--- Recorded information ---

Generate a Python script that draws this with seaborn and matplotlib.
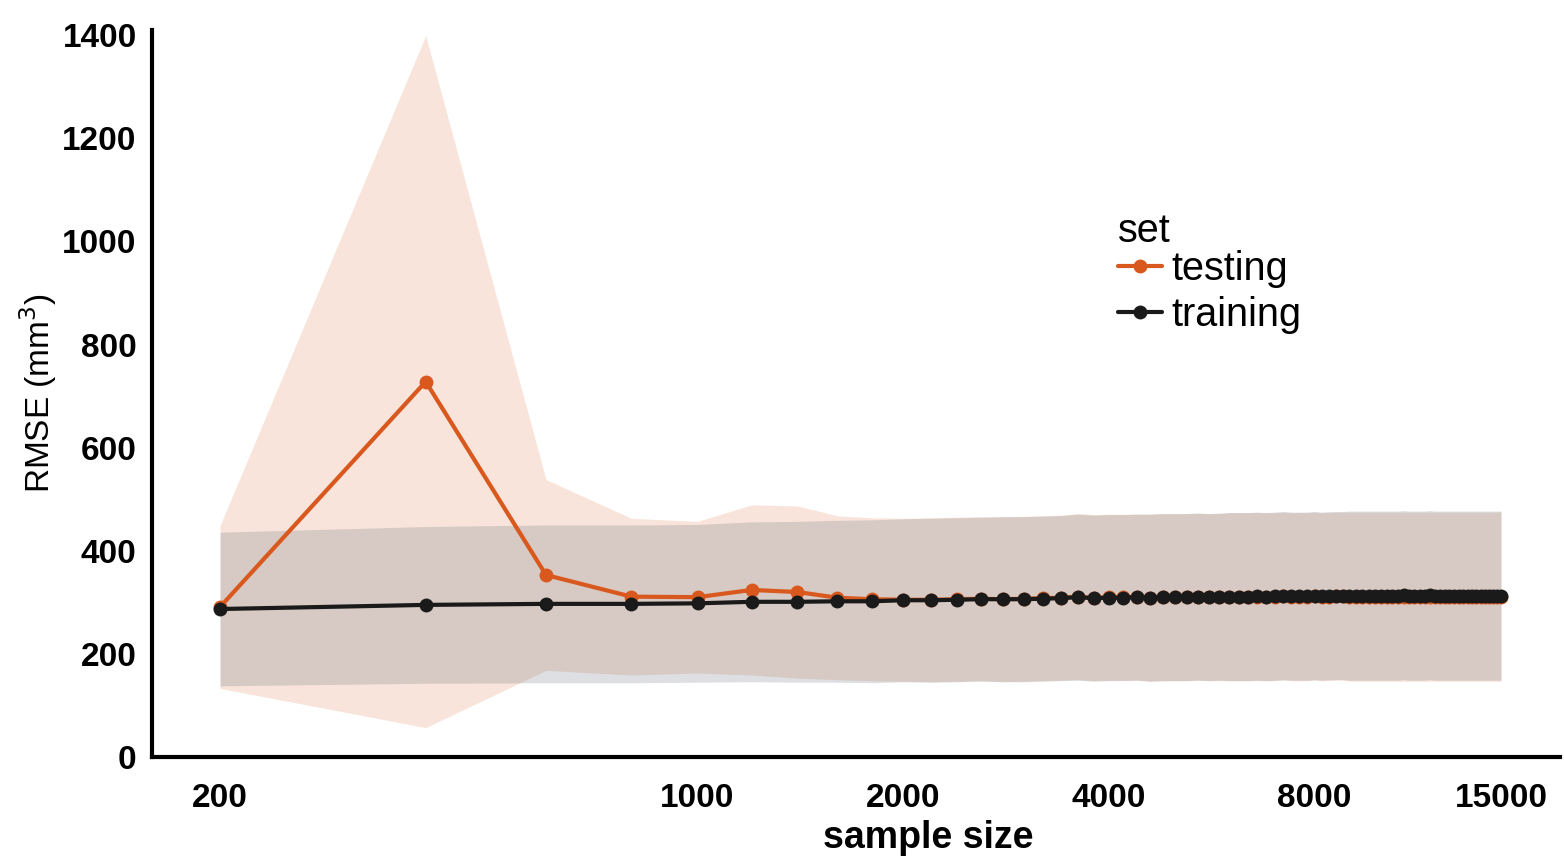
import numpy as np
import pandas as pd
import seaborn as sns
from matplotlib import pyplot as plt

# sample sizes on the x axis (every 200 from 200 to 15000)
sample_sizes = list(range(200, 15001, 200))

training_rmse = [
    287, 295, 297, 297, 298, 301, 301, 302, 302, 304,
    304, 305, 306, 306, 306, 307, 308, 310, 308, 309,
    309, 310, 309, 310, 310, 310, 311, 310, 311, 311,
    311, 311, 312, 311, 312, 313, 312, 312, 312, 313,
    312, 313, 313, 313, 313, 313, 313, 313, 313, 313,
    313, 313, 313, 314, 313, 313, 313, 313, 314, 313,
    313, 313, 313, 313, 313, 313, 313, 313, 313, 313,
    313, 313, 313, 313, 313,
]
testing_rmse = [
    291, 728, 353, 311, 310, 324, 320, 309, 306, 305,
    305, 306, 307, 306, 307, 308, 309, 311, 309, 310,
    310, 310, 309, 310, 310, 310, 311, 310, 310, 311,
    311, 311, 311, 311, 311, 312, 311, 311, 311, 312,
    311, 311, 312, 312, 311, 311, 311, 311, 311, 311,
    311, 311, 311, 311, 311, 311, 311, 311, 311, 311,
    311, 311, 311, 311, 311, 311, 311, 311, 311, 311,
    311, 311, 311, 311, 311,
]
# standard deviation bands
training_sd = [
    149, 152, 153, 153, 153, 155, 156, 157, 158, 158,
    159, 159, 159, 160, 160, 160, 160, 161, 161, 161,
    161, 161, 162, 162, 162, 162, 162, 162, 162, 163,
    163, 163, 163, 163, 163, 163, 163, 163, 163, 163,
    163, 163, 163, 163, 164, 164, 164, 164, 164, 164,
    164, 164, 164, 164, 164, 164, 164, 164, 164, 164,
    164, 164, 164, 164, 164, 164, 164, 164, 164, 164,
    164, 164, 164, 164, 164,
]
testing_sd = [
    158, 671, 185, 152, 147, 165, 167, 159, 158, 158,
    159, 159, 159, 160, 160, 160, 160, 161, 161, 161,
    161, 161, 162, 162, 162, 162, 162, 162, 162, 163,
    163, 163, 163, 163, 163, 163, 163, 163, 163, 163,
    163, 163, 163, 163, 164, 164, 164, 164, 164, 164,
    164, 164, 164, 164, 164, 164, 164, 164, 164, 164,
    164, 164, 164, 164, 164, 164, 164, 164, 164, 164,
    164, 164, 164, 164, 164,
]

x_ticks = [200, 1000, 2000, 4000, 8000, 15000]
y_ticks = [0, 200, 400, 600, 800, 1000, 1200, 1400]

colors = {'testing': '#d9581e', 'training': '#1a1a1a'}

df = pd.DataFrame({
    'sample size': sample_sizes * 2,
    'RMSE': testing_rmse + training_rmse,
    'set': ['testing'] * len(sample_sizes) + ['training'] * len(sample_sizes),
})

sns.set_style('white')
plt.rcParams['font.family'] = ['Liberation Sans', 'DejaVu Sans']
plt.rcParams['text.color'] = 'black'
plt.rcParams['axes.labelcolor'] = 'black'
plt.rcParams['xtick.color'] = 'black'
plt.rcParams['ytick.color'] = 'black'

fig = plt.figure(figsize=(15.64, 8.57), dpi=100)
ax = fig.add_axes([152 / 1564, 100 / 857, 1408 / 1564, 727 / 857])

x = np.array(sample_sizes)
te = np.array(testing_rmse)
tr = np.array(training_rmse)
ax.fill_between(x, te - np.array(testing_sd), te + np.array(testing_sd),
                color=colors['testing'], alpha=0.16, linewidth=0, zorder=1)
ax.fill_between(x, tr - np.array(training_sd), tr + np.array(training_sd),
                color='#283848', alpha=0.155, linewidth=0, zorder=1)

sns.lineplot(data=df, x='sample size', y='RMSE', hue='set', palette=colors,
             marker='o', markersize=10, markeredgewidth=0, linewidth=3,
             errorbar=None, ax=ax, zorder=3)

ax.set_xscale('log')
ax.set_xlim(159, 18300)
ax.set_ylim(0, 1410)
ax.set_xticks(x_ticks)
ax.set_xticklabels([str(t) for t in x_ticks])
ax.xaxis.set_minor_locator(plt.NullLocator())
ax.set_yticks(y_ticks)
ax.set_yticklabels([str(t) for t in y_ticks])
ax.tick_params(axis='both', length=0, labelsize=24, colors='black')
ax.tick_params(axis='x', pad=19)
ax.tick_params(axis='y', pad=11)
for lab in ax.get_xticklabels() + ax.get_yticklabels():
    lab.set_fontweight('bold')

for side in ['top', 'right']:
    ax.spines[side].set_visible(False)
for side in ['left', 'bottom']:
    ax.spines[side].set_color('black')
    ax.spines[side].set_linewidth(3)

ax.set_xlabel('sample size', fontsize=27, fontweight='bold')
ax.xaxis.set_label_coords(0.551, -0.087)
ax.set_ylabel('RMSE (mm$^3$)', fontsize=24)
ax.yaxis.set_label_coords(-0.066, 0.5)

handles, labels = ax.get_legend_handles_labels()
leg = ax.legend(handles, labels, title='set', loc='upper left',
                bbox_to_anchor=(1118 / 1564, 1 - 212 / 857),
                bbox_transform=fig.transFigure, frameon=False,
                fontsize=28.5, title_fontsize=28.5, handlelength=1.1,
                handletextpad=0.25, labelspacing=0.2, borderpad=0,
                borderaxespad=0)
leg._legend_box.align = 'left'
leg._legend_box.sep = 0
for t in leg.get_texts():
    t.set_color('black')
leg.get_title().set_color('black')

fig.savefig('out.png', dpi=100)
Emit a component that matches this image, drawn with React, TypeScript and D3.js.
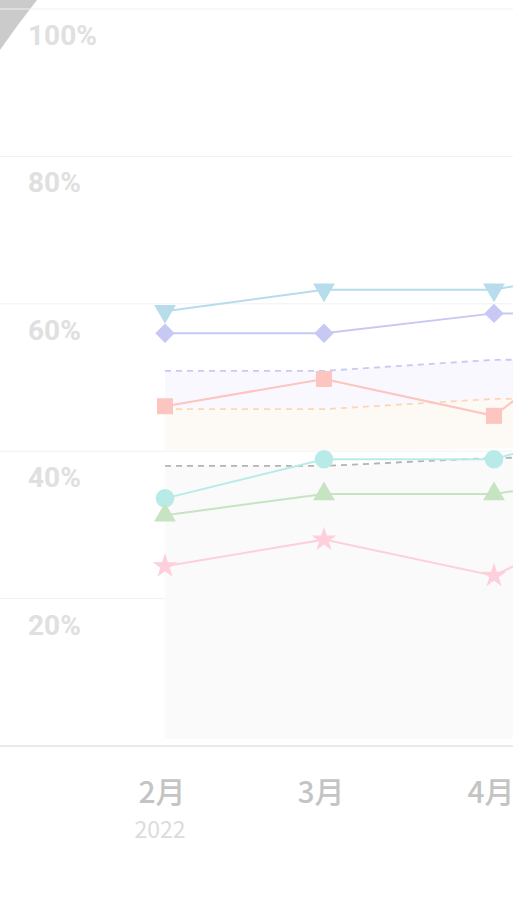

---

Task instructions >>
Omit every picture, and please return the entries exactly from the first line through the line with "sample_sizes = list(range(200, 15001, 200))", both included.

Written answer >>
Generate a Python script that draws this with seaborn and matplotlib.
import numpy as np
import pandas as pd
import seaborn as sns
from matplotlib import pyplot as plt

# sample sizes on the x axis (every 200 from 200 to 15000)
sample_sizes = list(range(200, 15001, 200))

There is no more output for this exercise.